** The request **
Both boundary lines count: repeat, exactly and alone, the lines from the one containing "Give me the Plotly source for this chart." to the one containing "import plotly.graph_objects as go", with pictures left out.

** Listed entries **

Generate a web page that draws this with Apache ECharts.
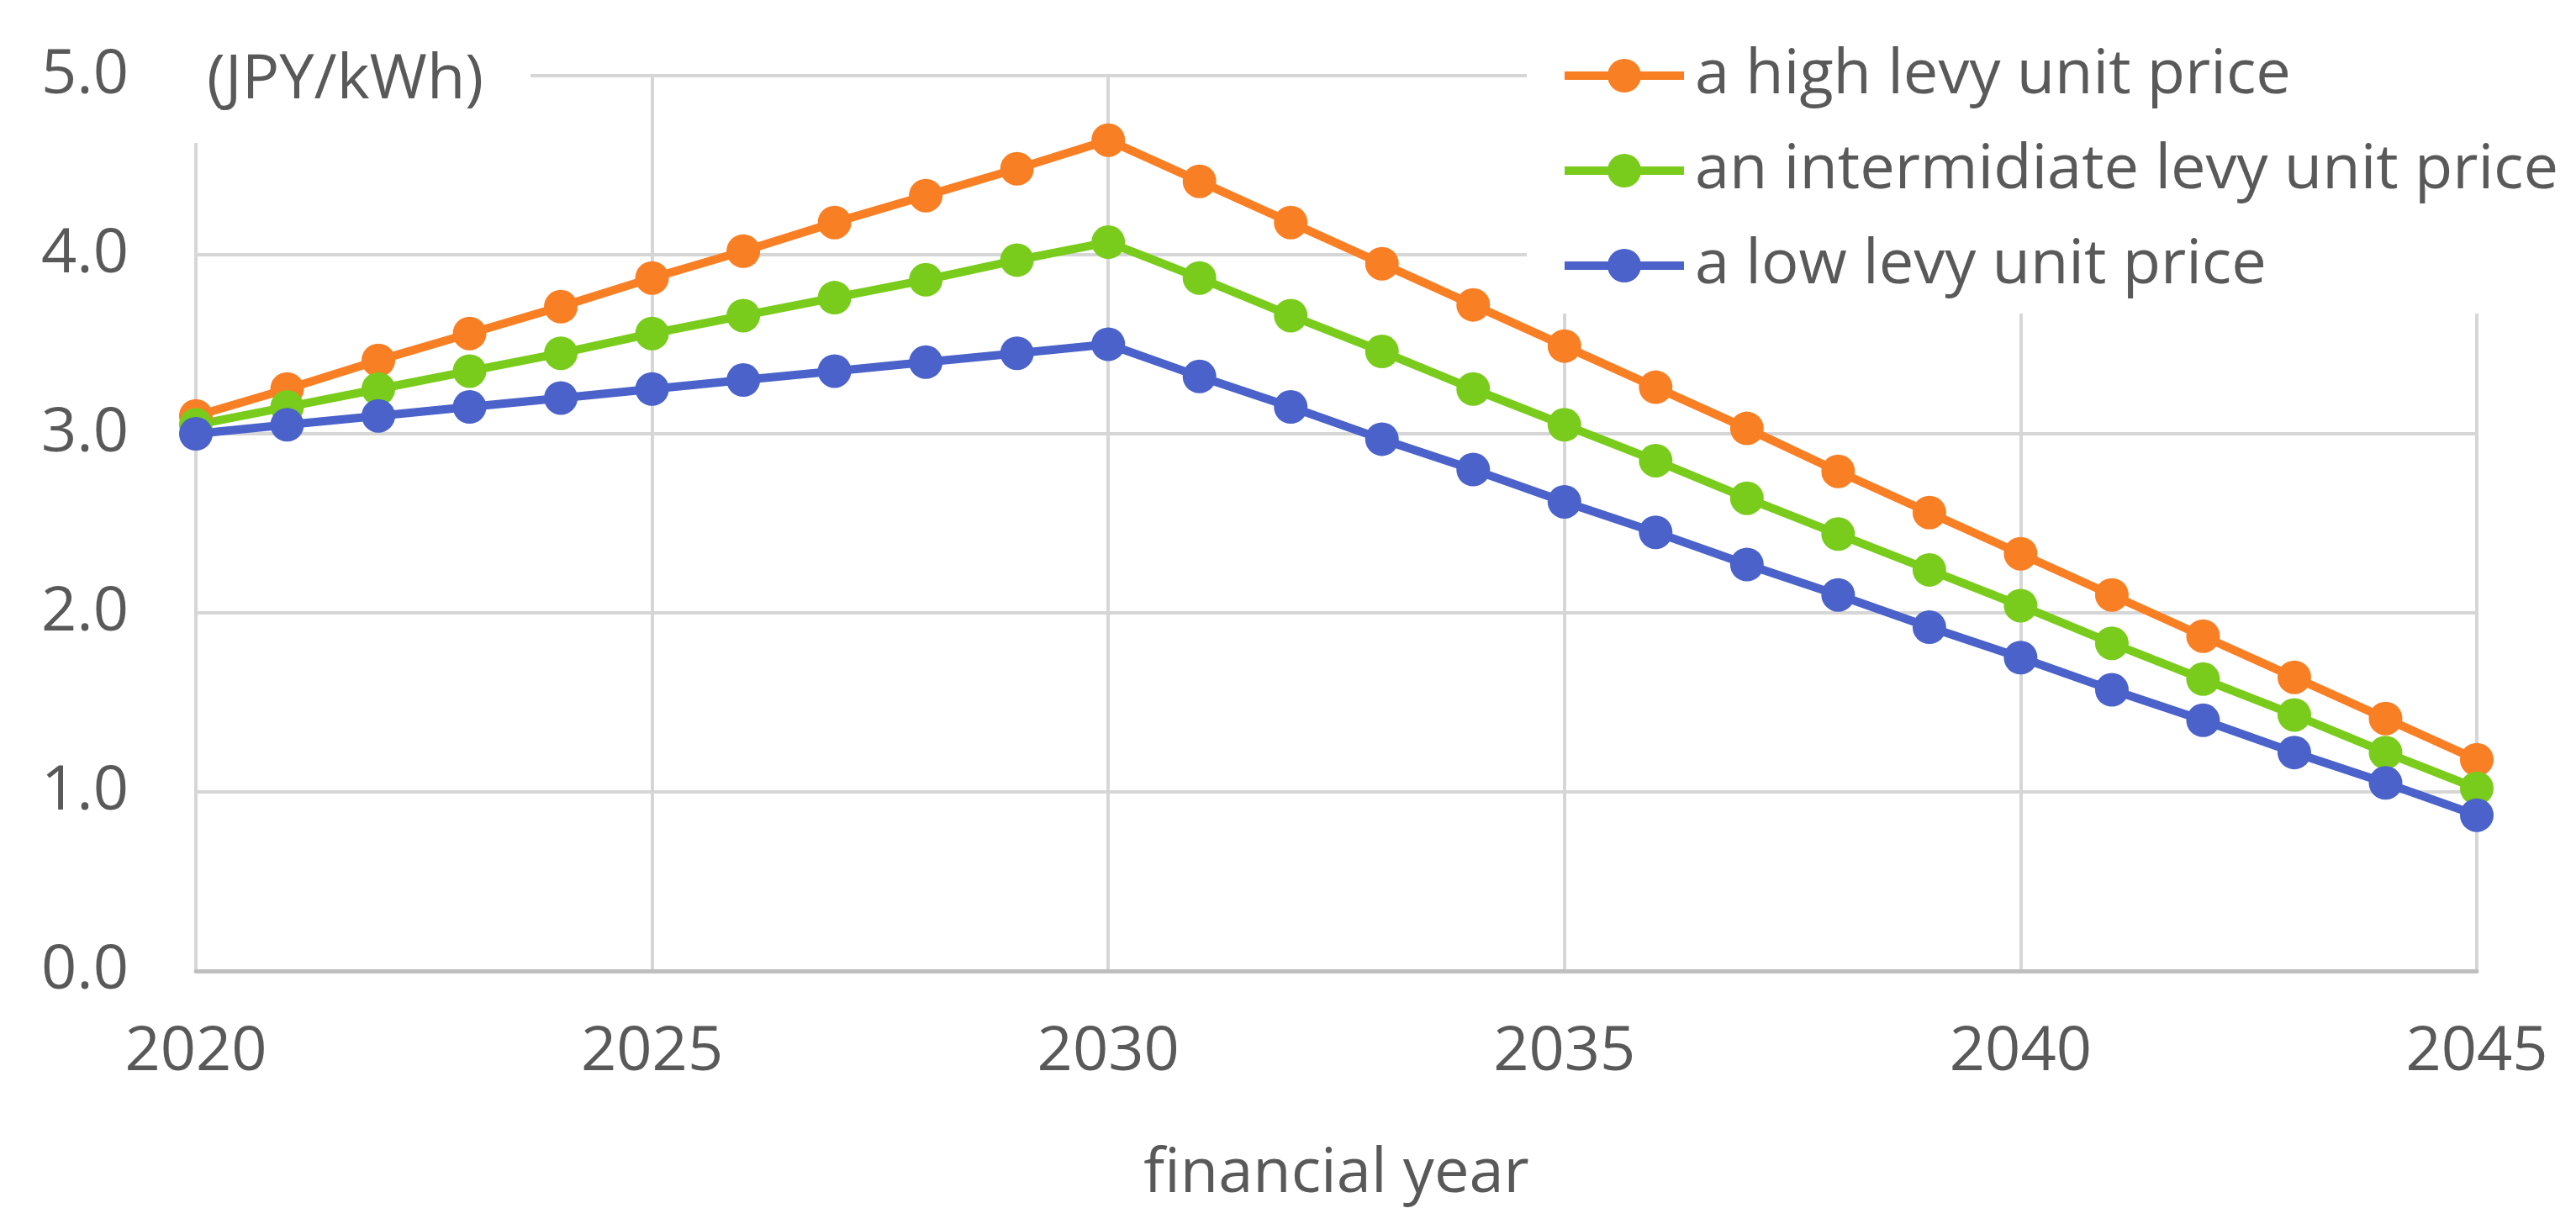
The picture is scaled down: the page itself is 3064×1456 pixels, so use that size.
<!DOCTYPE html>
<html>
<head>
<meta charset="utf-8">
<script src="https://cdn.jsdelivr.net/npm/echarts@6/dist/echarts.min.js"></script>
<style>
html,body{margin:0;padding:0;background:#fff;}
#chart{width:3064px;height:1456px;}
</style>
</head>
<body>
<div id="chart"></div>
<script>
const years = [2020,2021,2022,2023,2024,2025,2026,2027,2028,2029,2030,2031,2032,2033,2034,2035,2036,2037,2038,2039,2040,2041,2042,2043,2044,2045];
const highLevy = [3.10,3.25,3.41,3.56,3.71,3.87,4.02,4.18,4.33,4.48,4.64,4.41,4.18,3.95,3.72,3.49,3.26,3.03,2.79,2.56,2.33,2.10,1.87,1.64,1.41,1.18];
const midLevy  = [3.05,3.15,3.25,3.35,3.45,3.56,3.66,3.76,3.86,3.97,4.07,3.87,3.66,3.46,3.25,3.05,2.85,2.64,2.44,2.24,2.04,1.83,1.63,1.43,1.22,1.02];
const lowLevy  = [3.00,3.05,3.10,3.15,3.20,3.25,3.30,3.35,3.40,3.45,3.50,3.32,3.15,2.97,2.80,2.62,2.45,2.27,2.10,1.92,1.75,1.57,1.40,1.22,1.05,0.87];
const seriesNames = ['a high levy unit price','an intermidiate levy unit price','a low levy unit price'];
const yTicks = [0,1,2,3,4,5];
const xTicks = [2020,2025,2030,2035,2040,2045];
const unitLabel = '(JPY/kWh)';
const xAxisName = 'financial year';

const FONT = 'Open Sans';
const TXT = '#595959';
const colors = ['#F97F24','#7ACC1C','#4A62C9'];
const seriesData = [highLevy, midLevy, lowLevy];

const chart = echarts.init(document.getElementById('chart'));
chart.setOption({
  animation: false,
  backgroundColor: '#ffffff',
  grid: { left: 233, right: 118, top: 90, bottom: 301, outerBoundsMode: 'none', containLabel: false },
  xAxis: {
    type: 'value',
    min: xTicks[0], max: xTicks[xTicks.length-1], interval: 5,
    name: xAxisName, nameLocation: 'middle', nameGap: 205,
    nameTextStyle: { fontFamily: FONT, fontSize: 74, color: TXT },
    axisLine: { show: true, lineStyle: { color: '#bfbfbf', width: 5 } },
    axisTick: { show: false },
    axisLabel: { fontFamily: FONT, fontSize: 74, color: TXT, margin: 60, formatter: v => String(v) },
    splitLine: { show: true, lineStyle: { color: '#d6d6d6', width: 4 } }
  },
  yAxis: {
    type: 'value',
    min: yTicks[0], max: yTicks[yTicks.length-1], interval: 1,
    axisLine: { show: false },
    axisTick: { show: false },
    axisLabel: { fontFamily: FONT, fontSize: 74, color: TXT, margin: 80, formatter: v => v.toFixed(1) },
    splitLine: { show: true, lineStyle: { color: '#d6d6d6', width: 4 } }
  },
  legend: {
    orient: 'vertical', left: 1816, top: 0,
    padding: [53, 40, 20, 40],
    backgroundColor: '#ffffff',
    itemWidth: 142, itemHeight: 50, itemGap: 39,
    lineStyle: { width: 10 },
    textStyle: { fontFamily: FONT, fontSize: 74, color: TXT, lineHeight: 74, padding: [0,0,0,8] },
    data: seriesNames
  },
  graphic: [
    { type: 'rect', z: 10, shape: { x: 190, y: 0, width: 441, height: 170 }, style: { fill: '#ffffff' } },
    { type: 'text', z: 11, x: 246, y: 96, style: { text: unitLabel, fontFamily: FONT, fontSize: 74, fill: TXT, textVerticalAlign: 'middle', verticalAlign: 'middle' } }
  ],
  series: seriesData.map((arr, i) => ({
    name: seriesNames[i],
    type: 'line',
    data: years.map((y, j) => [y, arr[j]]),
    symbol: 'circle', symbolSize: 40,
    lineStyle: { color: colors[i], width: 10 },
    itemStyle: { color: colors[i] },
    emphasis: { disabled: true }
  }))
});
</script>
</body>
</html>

---

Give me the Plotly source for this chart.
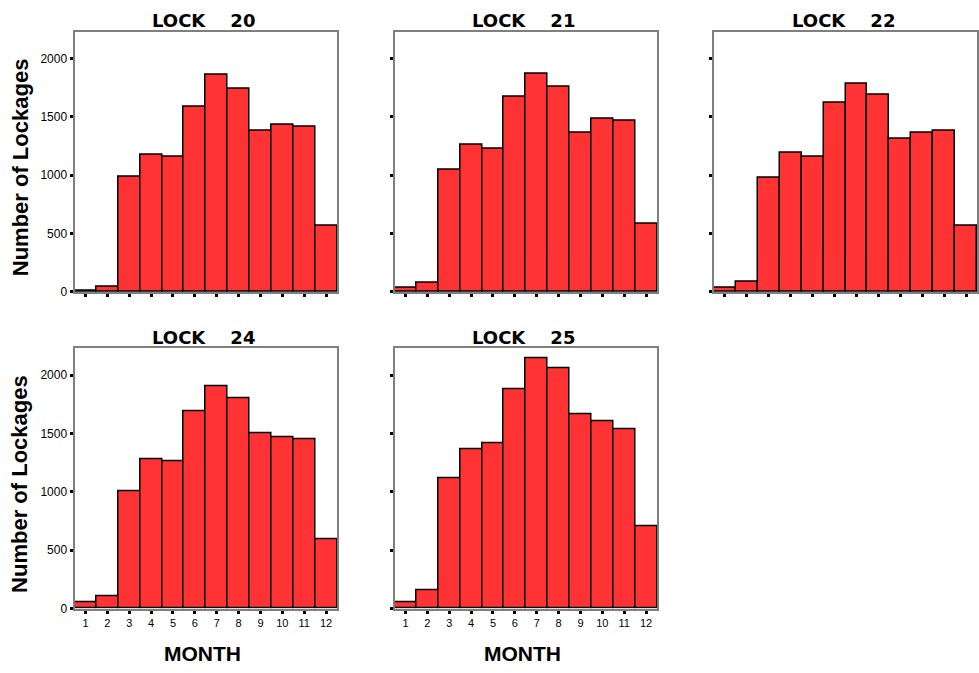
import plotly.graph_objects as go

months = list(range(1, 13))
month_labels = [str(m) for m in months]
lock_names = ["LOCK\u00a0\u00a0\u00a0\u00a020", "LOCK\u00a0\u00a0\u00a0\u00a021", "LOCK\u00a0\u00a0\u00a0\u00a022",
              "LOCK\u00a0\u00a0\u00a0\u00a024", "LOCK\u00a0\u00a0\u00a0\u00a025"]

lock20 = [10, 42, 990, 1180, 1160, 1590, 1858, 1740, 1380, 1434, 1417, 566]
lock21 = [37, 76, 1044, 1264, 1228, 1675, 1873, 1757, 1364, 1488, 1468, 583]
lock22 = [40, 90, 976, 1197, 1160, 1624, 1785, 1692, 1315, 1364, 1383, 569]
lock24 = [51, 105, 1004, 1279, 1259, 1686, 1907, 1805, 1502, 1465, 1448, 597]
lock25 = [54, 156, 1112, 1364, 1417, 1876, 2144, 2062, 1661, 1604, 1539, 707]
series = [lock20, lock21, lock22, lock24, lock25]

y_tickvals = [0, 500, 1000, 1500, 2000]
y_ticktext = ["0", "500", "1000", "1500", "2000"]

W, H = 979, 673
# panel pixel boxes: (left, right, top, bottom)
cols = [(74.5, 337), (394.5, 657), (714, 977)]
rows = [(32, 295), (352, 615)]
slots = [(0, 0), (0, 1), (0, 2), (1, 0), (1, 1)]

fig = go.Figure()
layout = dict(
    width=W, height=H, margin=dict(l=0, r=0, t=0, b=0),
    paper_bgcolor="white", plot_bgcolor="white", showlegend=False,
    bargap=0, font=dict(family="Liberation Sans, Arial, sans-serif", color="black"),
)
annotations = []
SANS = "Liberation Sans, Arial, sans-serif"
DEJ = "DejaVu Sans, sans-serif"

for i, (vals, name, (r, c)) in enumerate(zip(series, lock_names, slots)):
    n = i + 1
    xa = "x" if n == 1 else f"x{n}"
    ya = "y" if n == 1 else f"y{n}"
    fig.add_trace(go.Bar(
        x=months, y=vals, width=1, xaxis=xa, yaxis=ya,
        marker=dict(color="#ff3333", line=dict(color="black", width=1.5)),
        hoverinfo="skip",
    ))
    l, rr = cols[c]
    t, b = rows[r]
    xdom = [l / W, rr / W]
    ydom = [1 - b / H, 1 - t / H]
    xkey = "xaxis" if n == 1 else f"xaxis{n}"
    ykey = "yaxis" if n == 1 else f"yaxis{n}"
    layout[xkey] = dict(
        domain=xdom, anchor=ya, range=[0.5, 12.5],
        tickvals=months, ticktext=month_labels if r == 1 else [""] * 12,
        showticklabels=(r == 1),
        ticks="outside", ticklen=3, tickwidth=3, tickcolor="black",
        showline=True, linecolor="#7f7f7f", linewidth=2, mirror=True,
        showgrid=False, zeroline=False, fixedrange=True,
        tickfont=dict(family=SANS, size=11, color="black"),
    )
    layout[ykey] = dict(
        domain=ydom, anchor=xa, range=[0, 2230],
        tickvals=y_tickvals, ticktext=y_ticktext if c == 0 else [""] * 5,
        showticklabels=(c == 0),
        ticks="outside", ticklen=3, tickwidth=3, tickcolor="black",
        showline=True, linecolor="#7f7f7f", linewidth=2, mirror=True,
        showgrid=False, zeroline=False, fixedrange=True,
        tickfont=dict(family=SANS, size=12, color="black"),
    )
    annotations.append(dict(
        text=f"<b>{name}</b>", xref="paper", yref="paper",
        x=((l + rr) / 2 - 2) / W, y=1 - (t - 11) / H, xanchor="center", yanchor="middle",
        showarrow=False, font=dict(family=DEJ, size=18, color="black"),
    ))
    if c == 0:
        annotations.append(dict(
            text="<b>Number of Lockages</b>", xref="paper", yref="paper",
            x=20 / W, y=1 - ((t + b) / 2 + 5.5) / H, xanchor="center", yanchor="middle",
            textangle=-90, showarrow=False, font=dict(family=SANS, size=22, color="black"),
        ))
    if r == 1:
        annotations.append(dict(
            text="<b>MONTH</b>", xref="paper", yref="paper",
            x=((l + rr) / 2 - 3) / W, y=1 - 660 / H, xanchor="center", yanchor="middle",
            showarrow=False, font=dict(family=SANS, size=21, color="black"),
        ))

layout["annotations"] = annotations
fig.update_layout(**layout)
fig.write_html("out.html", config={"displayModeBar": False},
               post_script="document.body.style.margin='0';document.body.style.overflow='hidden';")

--

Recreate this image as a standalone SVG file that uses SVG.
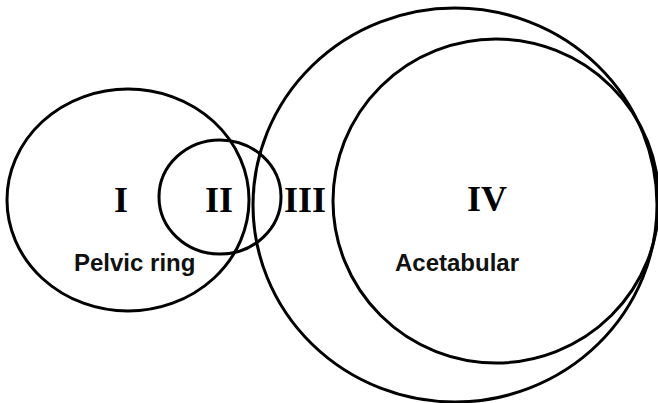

** Full solution **
Give me the Plotly source for this chart.
import plotly.graph_objects as go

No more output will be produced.